Edward H. Potthast | ||
Birth Date: June 10, 1857 |
||
Death Date: March 9, 1927 Artist Gallery |
||
Edward Potthast was born in Cincinnati on June 10, 1857, the second son of Bernandine and Henry Potthast. His father is listed in Cincinnati Directories as a chair and cabinet maker, while his mother helped out as a clerk and milliner. As a child, Potthast’s education was enlivened by doodling in the margins of countless textbooks; he graduated from public school in 1872. A year later he began a six-year apprenticeship with a local lithographic firm, Ehrgott Kreb Company. For three additional years he was employed by Cincinnati’s Strowbridge Lithograph Company supplementing his education by attending two hour long evening classes at McMicken after the long nineteenth century work day. By 1882, Potthast had set aside enough money to travel to Germany for further training. Three years later he returned to Cincinnati and again was employed by Strowbridge Lithograph and resumed classes at McMicken School. By the age of 30 he accumulated enough money to again return to Europe, this time his primary destination was France, especially Paris, and he came under the influence of the French Impressionists. Before his return back to Cincinnati, to his amazement, he had an entry accepted into the Paris Salon and successfully competed for a medal in Munich.
On the eve of his fortieth birthday and after more than twenty years of study, this shy artist was confident enough to take the decisive step to leave Cincinnati for permanent residence in New York and his career took off.

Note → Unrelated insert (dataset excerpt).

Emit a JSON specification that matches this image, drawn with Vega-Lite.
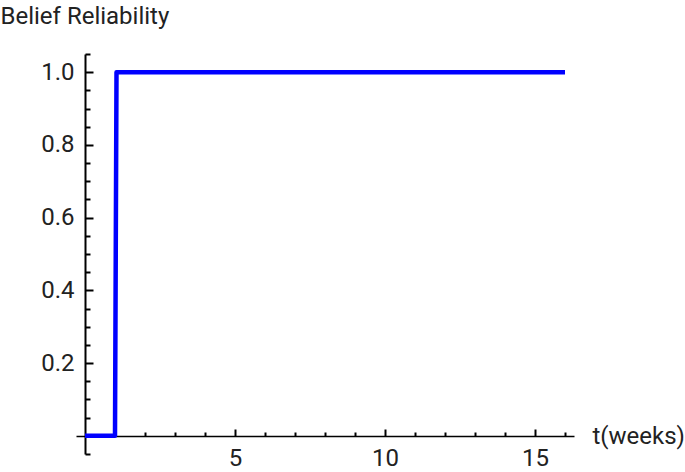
{
  "$schema": "https://vega.github.io/schema/vega-lite/v6.json",
  "autosize": "none",
  "width": 498,
  "height": 400,
  "padding": {"left": 76, "top": 54, "right": 111, "bottom": 18},
  "config": {"view": {"stroke": null}, "font": "Roboto"},
  "data": {"values": [{"t": 0, "r": 0}, {"t": 1, "r": 0}, {"t": 1.05, "r": 1}, {"t": 16, "r": 1}]},
  "layer": [
    {
      "mark": {"type": "line", "color": "#0000ff", "strokeWidth": 4.5, "strokeJoin": "round"},
      "encoding": {
        "x": {
          "field": "t", "type": "quantitative",
          "scale": {"domain": [-0.3, 16.3], "nice": false, "zero": false},
          "axis": {
            "orient": "bottom", "offset": -18, "values": [5, 10, 15], "grid": false,
            "tickSize": -7, "tickWidth": 2, "tickColor": "black",
            "domainColor": "black", "domainWidth": 1.5,
            "labelFontSize": 24, "labelColor": "#222", "labelPadding": 17,
            "title": "t(weeks)", "titleAngle": 0, "titleX": 516, "titleY": 0,
            "titleAlign": "left", "titleBaseline": "middle", "titleFontWeight": "normal",
            "titleFontSize": 24, "titleColor": "#222"
          }
        },
        "y": {
          "field": "r", "type": "quantitative",
          "scale": {"domain": [-0.05, 1.05], "nice": false, "zero": false},
          "axis": {
            "orient": "left", "offset": -9, "values": [0.2, 0.4, 0.6, 0.8, 1.0], "format": ".1f", "grid": false,
            "tickSize": -8, "tickWidth": 2, "tickColor": "black",
            "domainColor": "black", "domainWidth": 2,
            "labelFontSize": 24, "labelColor": "#222", "labelPadding": 19,
            "title": "Belief Reliability", "titleAngle": 0, "titleX": -85, "titleY": -31,
            "titleAlign": "left", "titleBaseline": "alphabetic", "titleFontWeight": "normal",
            "titleFontSize": 24, "titleColor": "#222"
          }
        }
      }
    },
    {
      "mark": {"type": "line", "opacity": 0},
      "encoding": {
        "x": {
          "field": "t", "type": "quantitative",
          "axis": {
            "orient": "bottom", "offset": -18, "values": [1,2,3,4,6,7,8,9,11,12,13,14,16], "grid": false,
            "tickSize": -4, "tickWidth": 2, "tickColor": "black",
            "domain": false, "labels": false, "title": null
          }
        },
        "y": {
          "field": "r", "type": "quantitative",
          "axis": {
            "orient": "left", "offset": -9, "values": [-0.05,0.05,0.1,0.15,0.25,0.3,0.35,0.45,0.5,0.55,0.65,0.7,0.75,0.85,0.9,0.95,1.05], "grid": false,
            "tickSize": -5, "tickWidth": 2, "tickColor": "black",
            "domain": false, "labels": false, "title": null
          }
        }
      }
    }
  ],
  "resolve": {"axis": {"x": "independent", "y": "independent"}}
}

In the last years of his life he used his chief strength, his exquisite use of color, to build his forms. He created to the end, although by that time he had prospered from his sales and owned an interest in the Gainsborough Studios. He died alone in his studio from a heart attack on March 9, 1927, just three months before his seventieth birthday, after attending a luncheon at the National Academy.
With the simple use of crayon “Sewing, Central Park” takes you back to a place and time that seems magical in our hectic world. Potthast’s images were and are loved for their cheerfulness, their affirmation of the peaceful side of life.